Aqueous zinc (Zn)-ion batteries (AZIBs) are one of the most promising secondary battery technologies for electricity storage with high performance-to-cost ratios. Herein, a highly reversible AZIB using interconnected vertical δ-MnO2 nanoflakes coated by a dopamine-derived carbon thin shell of ∼2 nm in thickness on carbon cloth as a self-supporting cathode is reported. The vertical nanoflake structure ensures the effective contact with electrolyte, large specific surface area and efficient stress relief during charge and discharge processes, and the coated thin carbon shell increases the electrical conductivity of the cathode and meanwhile relieves the dissolution of the electrode material during cycle.

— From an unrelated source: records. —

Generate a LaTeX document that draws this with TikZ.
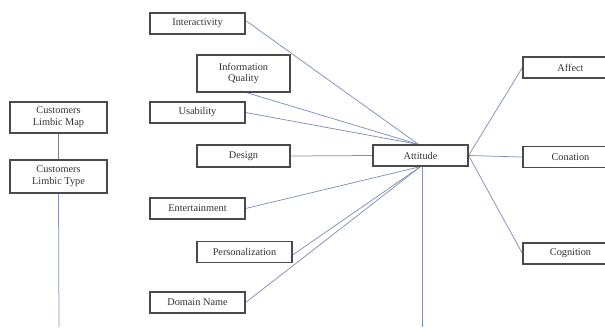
\documentclass[tikz,border=0pt]{standalone}
\usepackage{fontspec}
\setmainfont{Liberation Serif}
\usetikzlibrary{backgrounds}
\definecolor{boxline}{HTML}{4A4A4A}
\definecolor{conn}{HTML}{8090B8}
\definecolor{txt}{HTML}{333333}
\begin{document}
\begin{tikzpicture}[x=1pt,y=-1pt,
  bx/.style={draw=boxline,line width=1.2pt,fill=white,inner sep=0pt,
    align=center,text=txt,font=\fontsize{10.3}{11.8}\selectfont},
  cn/.style={draw=conn,line width=0.75pt}]
\useasboundingbox (0,0) rectangle (605,327);
% nodes
\node[bx,minimum width=95pt,minimum height=21pt] (inter) at (197.5,23.5) {Interactivity};
\node[bx,minimum width=93pt,minimum height=37pt] (infoq) at (243.5,73.5) {Information\\Quality};
\node[bx,minimum width=95pt,minimum height=21pt] (usab) at (197.5,112.5) {Usability};
\node[bx,minimum width=93pt,minimum height=22pt] (design) at (243.5,156) {Design};
\node[bx,minimum width=95pt,minimum height=21pt] (entert) at (197.5,208.5) {Entertainment};
\node[bx,minimum width=95pt,minimum height=21pt] (person) at (244.5,252) {Personalization};
\node[bx,minimum width=95pt,minimum height=21pt] (domain) at (197.5,302.5) {Domain Name};
\node[bx,minimum width=97pt,minimum height=31pt] (lmap) at (58.5,117.5) {Customers\\Limbic Map};
\node[bx,minimum width=97pt,minimum height=33pt] (ltype) at (58.5,176.5) {Customers\\Limbic Type};
\node[bx,minimum width=95pt,minimum height=21pt] (att) at (420.5,155.5) {Attitude};
\node[bx,minimum width=95pt,minimum height=21pt] (affect) at (570.5,67.5) {Affect};
\node[bx,minimum width=95pt,minimum height=21pt] (conat) at (570.5,157) {Conation};
\node[bx,minimum width=95pt,minimum height=21pt] (cogn) at (570.5,253.5) {Cognition};
\coordinate (ltypeend) at (59,327);
\coordinate (attend) at (422,327);
% connectors
\begin{scope}[on background layer]
\draw[cn] ([yshift=3pt]inter.east) -- ([xshift=-2pt]att.north);
\draw[cn] ([xshift=3pt]infoq.south) -- ([xshift=-2pt]att.north);
\draw[cn] (usab.east) -- ([xshift=-2pt]att.north);
\draw[cn] (design.east) -- (att.west);
\draw[cn] (entert.east) -- (att.south);
\draw[cn] ([yshift=-3pt]person.east) -- (att.south);
\draw[cn] (domain.east) -- (att.south);
\draw[cn] ([xshift=1.5pt]att.south) -- (attend);
\draw[cn] (att.east) -- (affect.west);
\draw[cn] (att.east) -- (conat.west);
\draw[cn] (att.east) -- (cogn.west);
\draw[draw=gray,line width=0.75pt] (lmap.south) -- (ltype.north);
\draw[cn] (ltype.south) -- (ltypeend);
\end{scope}
\end{tikzpicture}
\end{document}
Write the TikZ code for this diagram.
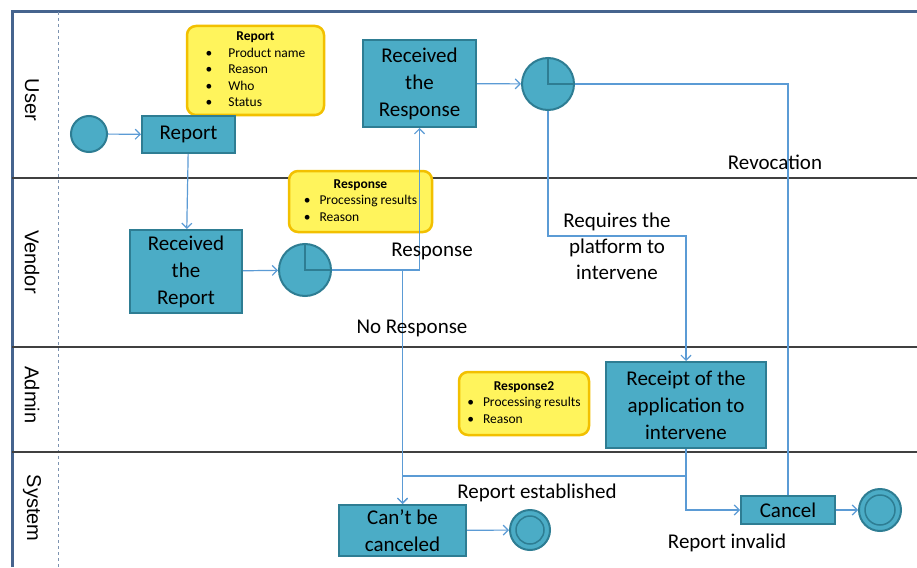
\documentclass[tikz,border=0pt]{standalone}
\usepackage{fontspec}
\setmainfont{Carlito}
\newfontfamily\lanefont{Liberation Sans}
\usetikzlibrary{arrows.meta}
\definecolor{boxfill}{HTML}{4BACC6}
\definecolor{boxline}{HTML}{2E7D93}
\definecolor{notefill}{HTML}{FFF45C}
\definecolor{noteline}{HTML}{F2C000}
\definecolor{flowline}{HTML}{5B9BD5}
\definecolor{frameline}{HTML}{46648E}

\begin{document}
\begin{tikzpicture}
          [x=1pt,y=-1pt,>={Straight Barb[length=5pt,width=10pt]},
           every node/.style={font=\fontsize{21}{27}\selectfont},
           box/.style={draw=boxline, fill=boxfill, line width=2pt, align=center, inner sep=0pt},
           note/.style={draw=noteline, fill=notefill, line width=2.5pt, rounded corners=9pt, inner sep=0pt, font=\fontsize{13.5}{16.5}\selectfont},
           event/.style={circle, draw=boxline, fill=boxfill, line width=2pt, inner sep=0pt},
           flow/.style={draw=flowline, line width=1.2pt},
           lane/.style={font=\lanefont\fontsize{20}{24}\selectfont, rotate=-90}]
        \fill[white] (0,0) rectangle (917,567);
        \useasboundingbox (0,0) rectangle (917,567);

        % lanes
        \draw[frameline, line width=3pt] (12,567) -- (12,12) -- (917,12);
        \draw[frameline!70, dashed, line width=0.8pt] (58,12) -- (58,567);
        \draw[black!75, line width=1.5pt] (12,178) -- (917,178);
        \draw[black!75, line width=1.5pt] (12,347) -- (917,347);
        \draw[black!75, line width=1.5pt] (12,452) -- (917,452);
        \node[lane] (l1) at (32,100) {User};
        \node[lane] (l2) at (32,262) {Vendor};
        \node[lane] (l3) at (32,395) {Admin};
        \node[lane] (l4) at (32,508) {System};

        % notes
        \node[note, minimum width=137pt, minimum height=89pt] (d1) at (255.5,70.5)
          {\begin{tabular}{@{}l@{\hspace{16pt}}l@{}}\multicolumn{2}{c}{\textbf{Report}}\\ \textbullet & Product name\\ \textbullet & Reason\\ \textbullet & Who\\ \textbullet & Status\end{tabular}};
        \node[note, minimum width=143pt, minimum height=61pt] (d2) at (360.5,201.5)
          {\begin{tabular}{@{}l@{\hspace{9pt}}l@{}}\multicolumn{2}{c}{\textbf{Response}}\\ \textbullet & Processing results\\ \textbullet & Reason\end{tabular}};
        \node[note, minimum width=130pt, minimum height=63pt] (d3) at (524,403.5)
          {\begin{tabular}{@{}l@{\hspace{9pt}}l@{}}\multicolumn{2}{c}{\textbf{Response2}}\\ \textbullet & Processing results\\ \textbullet & Reason\end{tabular}};

        % user
        \node[event, minimum size=36pt] (u0) at (89,134) {};
        \node[box, minimum width=93pt, minimum height=37pt] (u1) at (188.5,134.5) {Report};
        \node[box, minimum width=113pt, minimum height=87pt] (u2) at (419.5,83.5) {Received\\the\\Response};
        \node[event, minimum size=52pt] (u3) at (548,84) {};
        \draw[boxline, line width=2pt] (u3.north) -- (u3.center) -- (u3.east);

        % vendor
        \node[box, minimum width=112pt, minimum height=83pt] (v1) at (186,271.5) {Received\\the\\Report};
        \node[event, minimum size=52pt] (v2) at (305,270) {};
        \draw[boxline, line width=2pt] (v2.north) -- (v2.center) -- (v2.east);

        % admin
        \node[box, minimum width=160pt, minimum height=86pt] (a1) at (686,405) {Receipt of the\\application to\\intervene};

        % system
        \node[box, minimum width=127pt, minimum height=51pt] (s1) at (402.5,530.5) {Can’t be\\canceled};
        \node[event, minimum size=40pt] (s2) at (530,530) {};
        \draw[boxline, line width=1.5pt] (s2.center) circle[radius=14];
        \node[box, minimum width=94pt, minimum height=28pt] (s3) at (788,510) {Cancel};
        \node[event, minimum size=42pt] (s4) at (880,510) {};
        \draw[boxline, line width=1.5pt] (s4.center) circle[radius=15];

        \coordinate (j1) at (686,476);
        \coordinate (j2) at (600,236);

        % flows
        \foreach \from/\to in {u0/u1, u1/v1, v1/v2, u2/u3, s1/s2, s3/s4}
          \draw[flow] (\from) edge[->] (\to);
        \draw[flow, ->] (v2.east) -| (u2.south);
        \draw[flow, ->] (v2.east -| s1.north) -- (s1.north);
        \draw[flow, ->] (a1.south) -- (j1) -| (s1.north);
        \draw[flow, ->] (j1) |- (s3.west);
        \draw[flow] (u3.east) -| (s3.north);
        \draw[flow, ->] (u3.south) |- (j2) -| (a1.north);

        % labels
        \node (t1) at (432,251) {Response};
        \node (t2) at (412,328) {No Response};
        \node (t3) at (775,162) {Revocation};
        \node[align=center, font=\fontsize{21}{26}\selectfont] (t4) at (617,246) {Requires the\\platform to\\intervene};
        \node (t5) at (537,493) {Report established};
        \node (t6) at (727,543) {Report invalid};
      \end{tikzpicture}
\end{document}
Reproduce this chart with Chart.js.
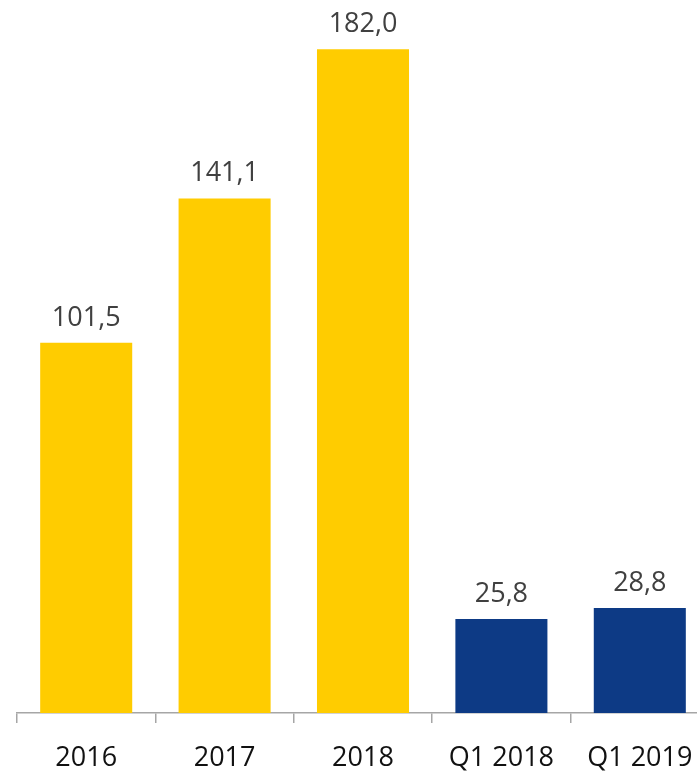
<!DOCTYPE html>
<html lang="en">
<head>
<meta charset="UTF-8" />
<title>Revenue</title>
<script src="https://cdn.jsdelivr.net/npm/chart.js"></script>
<style>
  html, body { margin: 0; padding: 0; background: #fff; overflow: hidden; }
  #wrap { width: 697px; height: 771px; overflow: hidden; }
</style>
</head>
<body>
<div id="wrap">
  <canvas id="myChart" width="709" height="771"></canvas>
</div>
<script>
  const categories = ["2016", "2017", "2018", "Q1 2018", "Q1 2019"];
  const values = [101.5, 141.1, 182.0, 25.8, 28.8];

  const YELLOW = "#FFCC00";
  const BLUE = "#0D3A85";
  const AXIS = "#a6a6a6";
  const FONT = "'Open Sans', 'Noto Sans', sans-serif";

  // value labels above each bar, decimal comma
  const valueLabels = {
    id: "valueLabels",
    afterDatasetsDraw(chart) {
      const ctx = chart.ctx;
      const meta = chart.getDatasetMeta(0);
      ctx.save();
      ctx.font = "27px " + FONT;
      ctx.fillStyle = "#404040";
      ctx.textAlign = "center";
      ctx.textBaseline = "alphabetic";
      meta.data.forEach((bar, i) => {
        const txt = values[i].toFixed(1).replace(".", ",");
        ctx.fillText(txt, bar.x, bar.y - 17);
      });
      ctx.restore();
    }
  };

  const ctx = document.getElementById("myChart").getContext("2d");
  new Chart(ctx, {
    type: "bar",
    data: {
      labels: categories,
      datasets: [{
        data: values,
        backgroundColor: (c) => categories[c.dataIndex].startsWith("Q") ? BLUE : YELLOW,
        borderWidth: 0,
        categoryPercentage: 1,
        barPercentage: 0.665
      }]
    },
    options: {
      responsive: false,
      animation: false,
      layout: { padding: { left: 17, right: 0, top: 0, bottom: 0 } },
      plugins: { legend: { display: false }, tooltip: { enabled: false } },
      scales: {
        x: {
          afterFit: (scale) => {
            // fixed axis band; no extra side padding for label overhang
            scale.height = 58;
            scale.paddingLeft = 0;
            scale.paddingRight = 0;
          },
          grid: {
            display: true,
            drawOnChartArea: false,
            drawTicks: true,
            tickLength: 10,
            color: AXIS,
            lineWidth: 1.5,
            offset: true
          },
          border: { display: true, color: AXIS, width: 1.5 },
          ticks: {
            color: "#111",
            padding: 19,
            maxRotation: 0,
            font: { family: FONT, size: 27 }
          }
        },
        y: {
          display: false,
          min: 0,
          max: 195.5
        }
      }
    },
    plugins: [valueLabels]
  });
</script>
</body>
</html>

Thanks to these advantages, a high capacity of ∼346.7 mA h g–1 at 0.5 A g–1 and good long-term cycling stability with 96.8% capacity retention after 2000 cycles at 6.0 A g–1 can be delivered. Furthermore, the electricity storage mechanism is investigated using various characterization tools. Benefiting from the facile preparation and high performance, this study is believed to provide a valuable exploration of high-performance self-supporting cathodes for aqueous Zn-ion batteries.